The first complete millimeter-scale system
Blaauw and Sylvester’s new system is targeted toward medical applications. The
work they present at ISSCC focuses on a pressure monitor designed to be
implanted in the eye to conveniently and continuously track the progress of
glaucoma, a potentially blinding disease.
In a package that’s just over 1 cubic mm, the system fits an
ultra low-power microprocessor, a pressure sensor, memory, a thin-film battery,
a solar cell and a wireless radio with an antenna that can transmit data to an
external reader device that would be held near the eye.

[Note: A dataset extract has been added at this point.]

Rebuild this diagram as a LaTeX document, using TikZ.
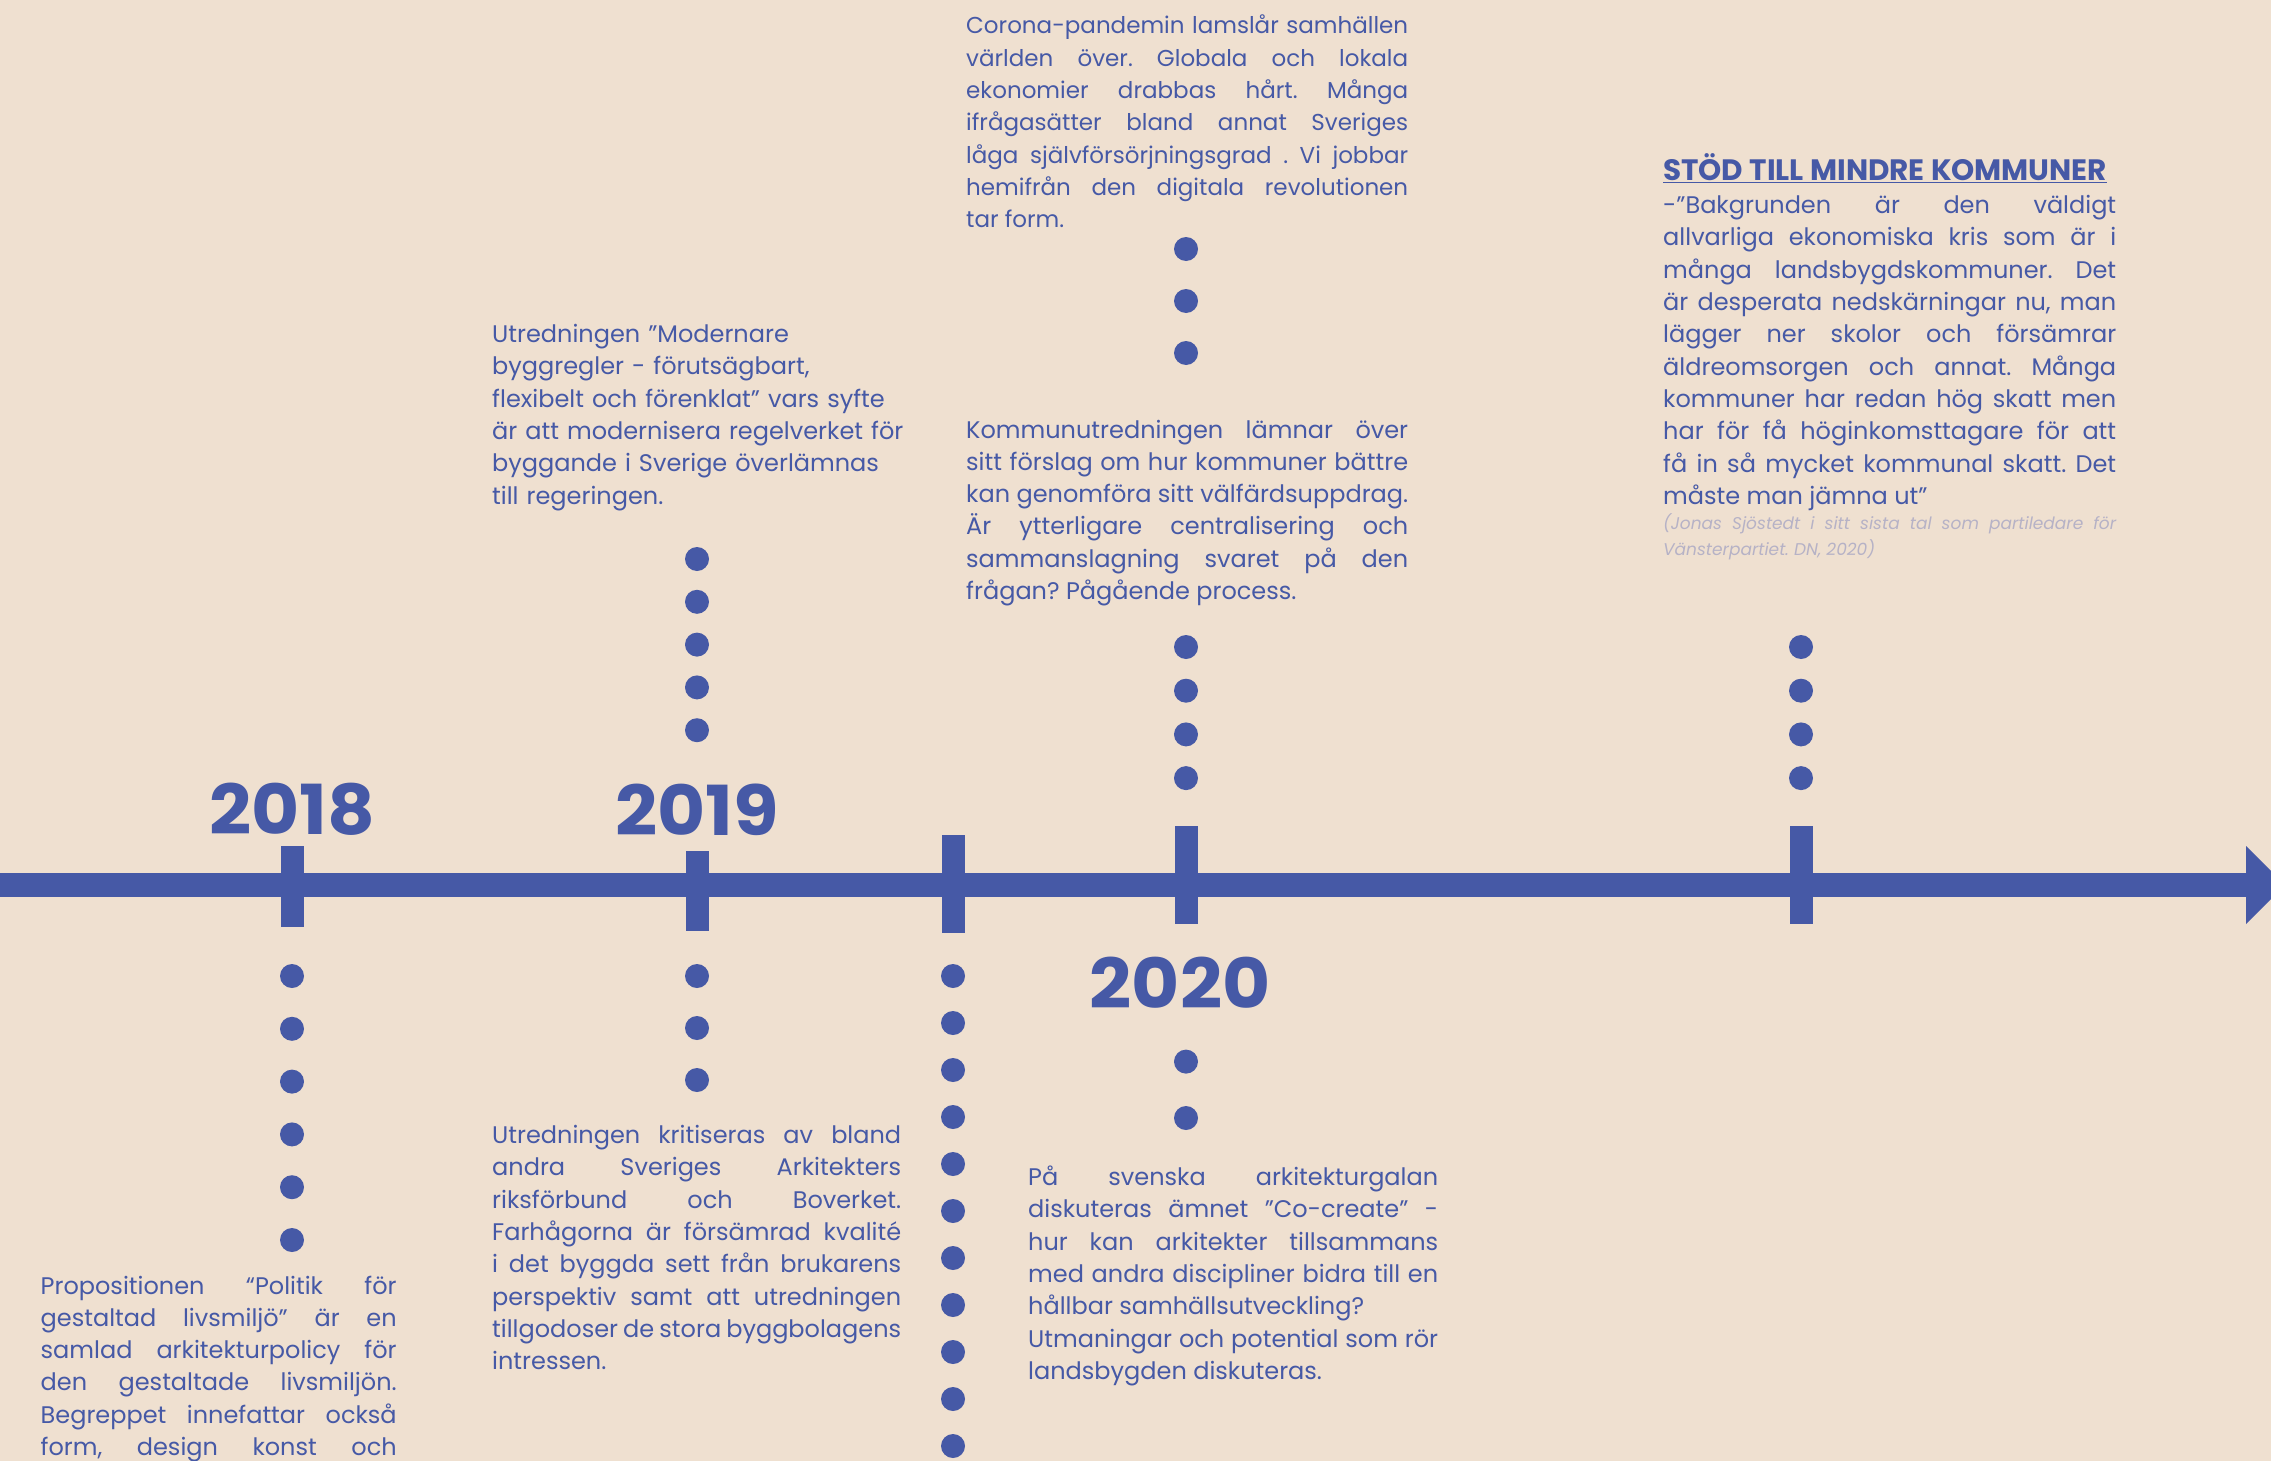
\documentclass[tikz,border=0pt]{standalone}
\usepackage{fontspec}
\setmainfont{Poppins}
\usetikzlibrary{positioning}

\definecolor{tlblue}{RGB}{70,89,166}
\definecolor{tlbg}{RGB}{239,224,208}
\definecolor{tlgray}{RGB}{182,178,198}

\frenchspacing
\newcommand{\descfont}{\fontsize{24}{32.3}\selectfont\hyphenpenalty=10000\relax\tolerance=10000\relax}
\newcommand{\citefont}{\fontsize{17}{26}\selectfont\itshape\tolerance=10000\relax}
\newcommand{\yearnum}[1]{\scalebox{1.07}[1]{#1}}

\tikzset{
  desc/.style={text=tlblue, anchor=base west, inner sep=0pt, align=justify, font=\descfont},
  tickbar/.style={fill=tlblue, inner sep=0pt, minimum width=23pt},
  dot/.style={circle, fill=tlblue, inner sep=0pt, minimum size=24pt},
  year/.style={text=tlblue, inner sep=0pt, font=\fontsize{69}{69}\selectfont\bfseries}
}

\begin{document}
\begin{tikzpicture}[x=1pt, y=1pt]
  \fill[tlbg] (0,0) rectangle (2271,-1461);
  \clip (0,0) rectangle (2271,-1461);

  \coordinate (start) at (0,-885);
  \coordinate (end) at (2246,-885);
  \draw[line width=24pt, tlblue] (start) -- (end);
  \fill[tlblue] (2246,-846) -- (2285,-885) -- (2246,-924) -- cycle;

  \node[tickbar, minimum height=81pt] (t18) at (292,-886.5) {};
  \node[tickbar, minimum height=80pt] (t19) at (697,-891) {};
  \node[tickbar, minimum height=98pt] (tmid) at (953,-884) {};
  \node[tickbar, minimum height=98pt] (t20) at (1186,-875) {};
  \node[tickbar, minimum height=98pt] (tend) at (1801,-875) {};

  \node[year, above=10pt of t18] (y18) {\yearnum{2018}};
  \node[year, above=15pt of t19] (y19) {\yearnum{2019}};
  \node[year, below=33pt of t20, xshift=-6pt] (y20) {\yearnum{2020}};

  \foreach \i in {1,...,6} \node[dot] (a\i) at (292,{-976-52.8*(\i-1)}) {};
  \foreach \i in {1,...,5} \node[dot] (b\i) at (697,{-559-42.8*(\i-1)}) {};
  \foreach \i in {1,...,3} \node[dot] (c\i) at (697,{-976-52*(\i-1)}) {};
  \foreach \i in {1,...,11} \node[dot] (d\i) at (953,{-976-47*(\i-1)}) {};
  \foreach \i in {1,...,3} \node[dot] (e\i) at (1186,{-249-52*(\i-1)}) {};
  \foreach \i in {1,...,4} \node[dot] (f\i) at (1186,{-647-43.7*(\i-1)}) {};
  \foreach \i in {1,...,2} \node[dot] (g\i) at (1186,{-1061.6-56.4*(\i-1)}) {};
  \foreach \i in {1,...,4} \node[dot] (h\i) at (1801,{-647-43.7*(\i-1)}) {};

  \node[desc, text width=356pt] (prop) at (40.5,-1294) {\parfillskip=0pt
    Propositionen “Politik för\linebreak
    gestaltad livsmiljö” är en\linebreak
    samlad arkitekturpolicy för\linebreak
    den gestaltade livsmiljön.\linebreak
    Begreppet innefattar också\linebreak
    form, design konst och\par};

  \node[desc, align=left, text width=440pt] (modern) at (492,-342.5) {%
    Utredningen ”Modernare\\
    byggregler - förutsägbart,\\
    flexibelt och förenklat” vars syfte\\
    är att modernisera regelverket för\\
    byggande i Sverige överlämnas\\
    till regeringen.};

  \node[desc, text width=409pt] (kritik) at (492,-1143.5) {%
    Utredningen kritiseras av bland\linebreak
    andra Sveriges Arkitekters\linebreak
    riksförbund och Boverket.\linebreak
    Farhågorna är försämrad kvalité\linebreak
    i det byggda sett från brukarens\linebreak
    perspektiv samt att utredningen\linebreak
    tillgodoser de stora byggbolagens\linebreak
    intressen.};

  \node[desc, text width=442pt] (corona) at (966,-34) {\fontsize{23}{32.3}\selectfont
    Corona-pandemin lamslår samhällen\linebreak
    världen över. Globala och lokala\linebreak
    ekonomier drabbas hårt. Många\linebreak
    ifrågasätter bland annat Sveriges\linebreak
    låga självförsörjningsgrad . Vi jobbar\linebreak
    hemifrån den digitala revolutionen\linebreak
    tar form.};

  \node[desc, text width=442pt] (kommun) at (966,-438) {%
    Kommunutredningen lämnar över\linebreak
    sitt förslag om hur kommuner bättre\linebreak
    kan genomföra sitt välfärdsuppdrag.\linebreak
    Är ytterligare centralisering och\linebreak
    sammanslagning svaret på den\linebreak
    frågan? Pågående process.};

  \node[desc, text width=410pt] (galan) at (1028,-1185.5) {%
    På svenska arkitekturgalan\linebreak
    diskuteras ämnet ”Co-create” -\linebreak
    hur kan arkitekter tillsammans\linebreak
    med andra discipliner bidra till en\linebreak
    hållbar samhällsutveckling?\\
    Utmaningar och potential som rör\linebreak
    landsbygden diskuteras.};

  \node[text=tlblue, anchor=base west, inner sep=0pt, font=\fontsize{29.5}{29.5}\selectfont\bfseries]
    (stod) at (1663,-181) {\underline{STÖD TILL MINDRE KOMMUNER}};
  \node[desc, text width=453pt] (quote) at (1663,-213.7) {%
    -”Bakgrunden är den väldigt\linebreak
    allvarliga ekonomiska kris som är i\linebreak
    många landsbygdskommuner. Det\linebreak
    är desperata nedskärningar nu, man\linebreak
    lägger ner skolor och försämrar\linebreak
    äldreomsorgen och annat. Många\linebreak
    kommuner har redan hög skatt men\linebreak
    har för få höginkomsttagare för att\linebreak
    få in så mycket kommunal skatt. Det\linebreak
    måste man jämna ut”};
  \node[desc, text width=453pt, text=tlgray, font=\citefont] (source) at (1663,-529) {%
    (Jonas Sjöstedt i sitt sista tal som partiledare för\linebreak
    Vänsterpartiet. DN, 2020)};
\end{tikzpicture}
\end{document}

“This is the first true millimeter-scale complete computing
system,” Sylvester said.
“Our work is unique in the sense that we’re thinking
about complete systems in which all the components are low-power and fit on the
chip. We can collect data, store it and transmit it. The applications for
systems of this size are endless.”
The processor in the eye pressure monitor is the third
generation of the researchers’ Phoenix
chip, which uses a unique power gating architecture and an extreme sleep mode
to achieve ultra-low power consumption. The newest system wakes every 15
minutes to take measurements and consumes an average of 5.3 nanowatts. To keep
the battery charged, it requires exposure to 10 hours of indoor light each day
or 1.5 hours of sunlight. It can store up to a week’s worth of information.

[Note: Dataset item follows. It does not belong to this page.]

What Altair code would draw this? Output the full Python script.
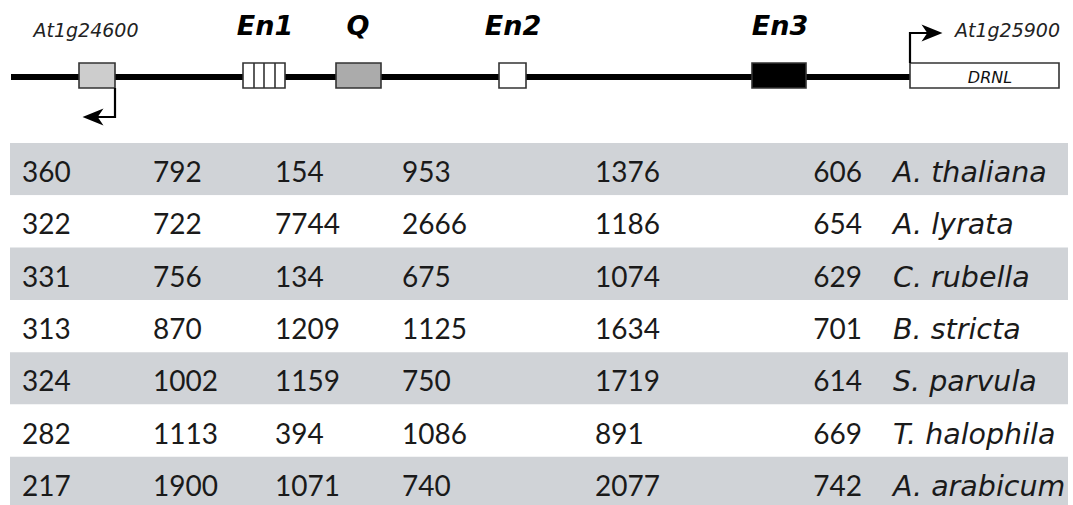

While this system is miniscule and complete, its radio
doesn’t equip it to talk to other devices like it. That’s an important feature
for any system targeted toward wireless sensor networks.
A unique compact radio to enable wireless sensor networks
Wentzloff and doctoral student Kuo-Ken Huang have taken a step toward enabling
such node-to-node communication. They’ve developed a consolidated radio with an
on-chip antenna that doesn’t need the bulky external crystal that engineers
rely on today when two isolated devices need to talk to each other. The crystal
reference keeps time and selects a radio frequency band. Integrating the
antenna and eliminating this crystal significantly shrinks the radio system.
Wentzloff’s is less than 1 cubic mm in size.
He and Huang’s key innovation is to engineer the new antenna
to keep time on its own and serve as its own reference. By integrating the
antenna through an advanced CMOS process, they can precisely control its shape
and size and therefore how it oscillates in response to electrical signals.
“Antennas have a natural resonant frequency for
electrical signals that is defined by their geometry, much like a pure audio
tone on a tuning fork,” Wentzloff said. “By designing a circuit to
monitor the signal on the antenna and measure how close it is to the antenna’s
natural resonance, we can lock the transmitted signal to the antenna’s resonant
frequency.”
“This is the first integrated antenna that also serves
as its own reference. The radio on our chip doesn’t need external tuning. Once
you deploy a network of these, they’ll automatically align at the same
frequency.”
The researchers are now working on lowering the radio’s power
consumption so that it’s compatible with millimeter-scale batteries.